The next day the company in question phoned up: the quotation had the words “syntax error” in every place that there should have been an amount of money quoted. Wasn’t that a bit careless?
So what had happened? Well, the person creating the document had used the English version of the major word processor. It allows you to say in tables ‘product(left)’ and ‘sum(above)’ to calculate values. Unfortunately his colleague who checked and printed the document used the Dutch version of the major word processor, and ‘product’ is spelt ‘produkt’ in Dutch, and ‘sum’ is spelt ‘som’. The major word processor, rather than storing the calculations in a language-independent manner, apparently stores them literally in the language of the creator (so much for localisation), and doesn’t convert them when you open the file in another language version (so much for portability of documents). And when you load a file into the major word processor, it doesn’t re-calculate the values of table elements, but just uses the values there, so it looks all right. However, if you print a document it does recalculate, and rather than tell you that there was a problem, prints it off with error messages in it. So much for WYSIWYG…

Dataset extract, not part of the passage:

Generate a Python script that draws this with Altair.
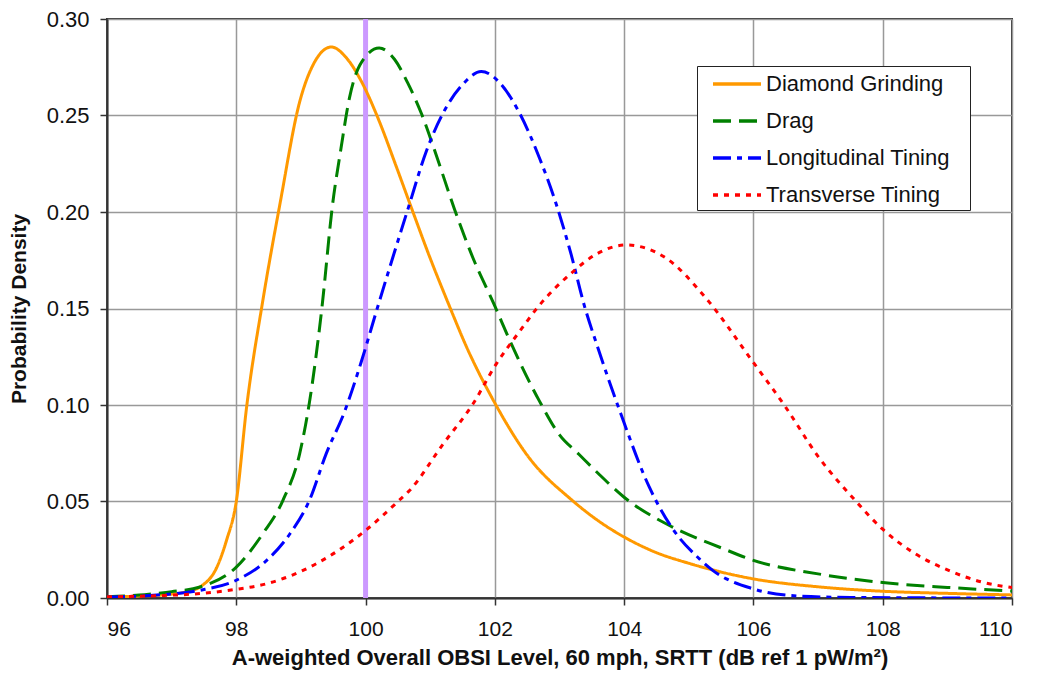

Of course, I hear you ask, why would one Dutch person use the English version of the major word processor and the other use the Dutch version. And so we come to the realm of localisation and internationalisation in the Netherlands. If you talk to many Dutch computer scientists in Dutch, they will talk about ‘een file editten’, or ‘een disk formatteren’, Dutchifying English technical terms. Unfortunately all computer companies who translate their software into Dutch insist on translating everything into Dutch, and all of a sudden it is not a ‘file’ but a ‘bestand’, and not ‘edit’ but ‘bewerk’, and this drives many Dutch people I know crazy, because all of a sudden they have to translate the terms they use into these strange words, and they have to search endlessly in menus to try and find the command they want. So it is a toss up: of course they’d rather have the error messages and help files in Dutch, but they want the technical terms in the Dutch that they speak and not some strange Dutch that apparently the translators of the software speak. And so in the end, some choose to use the English language versions of software in preference to the Dutch versions (the English versions are often cheaper by the way).
I can vouch for this from personal experience as well: when producing software for some Dutch schoolchildren (10-11 year olds), they wanted to have the keywords in English, but the error messages in Dutch.
And then we come to the question of why a document in a major international word processor is not transferable between different language versions of the same program. Your guess is as good as mine.